RE: Queueing Theory in Oracle

From: Jonathan Lewis <jonathan_at_jlcomp.demon.co.uk>
Date: Tue, 11 Mar 2014 20:36:54 +0000
Message-ID: <CE70217733273F49A8A162EE074F64D901DE25F2_at_exmbx05.thus.corp>


I was thinking more of the way the data might introduce variability in the time required to execute queries - for example in an order placing system a "product pick" query that supplies 20 full names and product IDs for the user to choose from will take longer than a query that supplies only one option. Was there enough variation in the required service time to allow a non-normal distribution ?

Regards
Jonathan Lewis
http://jonathanlewis.wordpress.com
_at_jloracle



From: Ls Cheng [exriscer_at_gmail.com]
Sent: 11 March 2014 20:23
To: Jonathan Lewis
Cc: Oracle Mailinglist
Subject: Re: Queueing Theory in Oracle

Hi

I thought the reasons of getting normal data distribution was probably how the test is run. Since it's a constant 300/420 users running probably 30 or 40 different SQL statements ( I dont know how many are there in a TPC test), the server was only 18% loaded, the database metric I used were gathered from v$sysmetrc (so I have metric rates in per second unit gathered every minute), all mix together the distribution I got was normal, I even took the sample data and used Cary's mdist.pl<http://mdist.pl> to see if the data was exponentially distributed and all were rejected.
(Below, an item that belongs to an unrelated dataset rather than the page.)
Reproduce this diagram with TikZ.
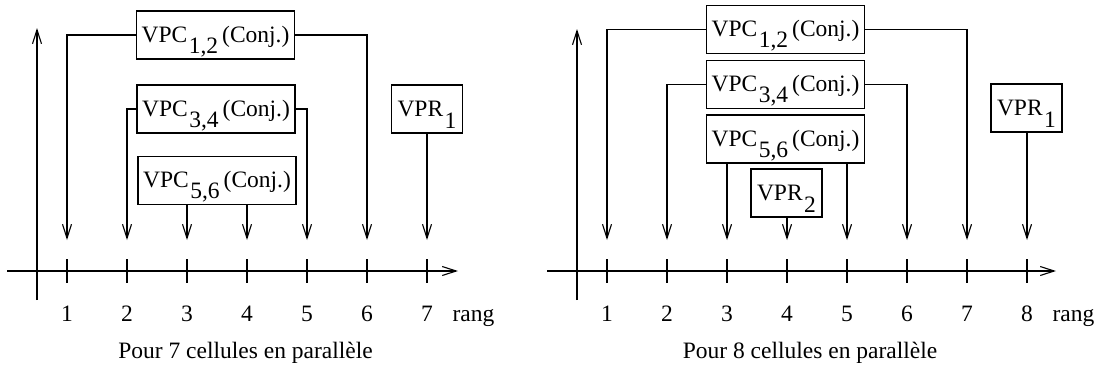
\documentclass[tikz,border=0pt]{standalone}
\usepackage{fontspec}
\setmainfont{Liberation Serif}
\usetikzlibrary{arrows.meta}
\newcommand{\vpctxt}[1]{VPC\hspace{1.5pt}\raisebox{-11pt}{#1}\hspace{4pt}(Conj.)}
\newcommand{\vprtxt}[1]{VPR\hspace{1.5pt}\raisebox{-12pt}{#1}}
\begin{document}
\begin{tikzpicture}[x=1pt,y=-1pt,line width=1.1pt,
  arr/.style={-{Straight Barb[length=14pt,width=9pt,line width=1.1pt]}},
  vbox/.style={draw,line width=1.1pt,minimum height=48pt,inner sep=0pt,
    text height=17pt,text depth=3pt,font=\fontsize{23.5}{25}\selectfont},
  vpc/.style={vbox,minimum width=158pt},
  vpr/.style={vbox,minimum width=71pt},
  lbl/.style={inner sep=0pt,font=\fontsize{23.5}{25}\selectfont}]
\useasboundingbox (0,0) rectangle (1106,370);

% ---------- left panel ----------
\coordinate (LxS) at (7,271); \coordinate (LxE) at (458,271);
\coordinate (LyS) at (37,300); \coordinate (LyE) at (37,28);
\draw[arr] (LxS) -- (LxE);
\draw[arr] (LyS) -- (LyE);
\foreach \k in {1,...,7}{
  \coordinate (La\k) at ({7+60*\k},271);
  \coordinate (Lt\k) at ({7+60*\k},240);
  \draw (La\k) ++(0,-12) -- ++(0,24);
  \node[lbl,anchor=base] (Ln\k) at ({7+60*\k},321) {\k};
}
\node[lbl,anchor=base west] (Lrang) at (452,321) {rang};
\node[lbl,anchor=base] (Lcap) at (245.5,358) {Pour 7 cellules en parallèle};

\node[vpc] (L12) at (215.5,35) {\vpctxt{1,2}};
\node[vpc] (L34) at (216,109) {\vpctxt{3,4}};
\node[vpc] (L56) at (217,180.5) {\vpctxt{5,6}};
\node[vpr] (LR1) at (427,109) {\vprtxt{1}};

\draw[arr] (L12.west) -| (Lt1);
\draw[arr] (L12.east) -| (Lt6);
\draw[arr] (L34.west) -| (Lt2);
\draw[arr] (L34.east) -| (Lt5);
\draw[arr] (L56.south -| Lt3) -- (Lt3);
\draw[arr] (L56.south -| Lt4) -- (Lt4);
\draw[arr] (LR1.south -| Lt7) -- (Lt7);

% ---------- right panel ----------
\coordinate (RxS) at (547,271); \coordinate (RxE) at (1056,271);
\coordinate (RyS) at (577,300); \coordinate (RyE) at (577,29);
\draw[arr] (RxS) -- (RxE);
\draw[arr] (RyS) -- (RyE);
\foreach \k in {1,...,8}{
  \coordinate (Ra\k) at ({547+60*\k},271);
  \coordinate (Rt\k) at ({547+60*\k},240);
  \draw (Ra\k) ++(0,-12) -- ++(0,24);
  \node[lbl,anchor=base] (Rn\k) at ({547+60*\k},321) {\k};
}
\node[lbl,anchor=base west] (Rrang) at (1052,321) {rang};
\node[lbl,anchor=base] (Rcap) at (810,358) {Pour 8 cellules en parallèle};

\node[vpc] (R12) at (785.5,29.5) {\vpctxt{1,2}};
\node[vpc] (R34) at (785.5,84.5) {\vpctxt{3,4}};
\node[vpc] (R56) at (785.5,139) {\vpctxt{5,6}};
\node[vpr] (RR2) at (786.5,193) {\vprtxt{2}};
\node[vpr] (RR1) at (1026.5,108) {\vprtxt{1}};

\draw[arr] (R12.west) -| (Rt1);
\draw[arr] (R12.east) -| (Rt7);
\draw[arr] (R34.west) -| (Rt2);
\draw[arr] (R34.east) -| (Rt6);
\draw[arr] (R56.south -| Rt3) -- (Rt3);
\draw[arr] (R56.south -| Rt5) -- (Rt5);
\draw[arr] (RR2.south -| Rt4) -- (Rt4);
\draw[arr] (RR1.south -| Rt8) -- (Rt8);
\end{tikzpicture}
\end{document}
After checking that and think a bit then I think the normal data distribution is expected, if I am running 16 TPC transactions per second and there are few in the lower side a few in the higher side and most were in the middle then of course it's a normal data distribution, why should I expect it to be exponentially distributed?

I used TPS as arrival rate and little's law to get the service time (used host cpu as utilization)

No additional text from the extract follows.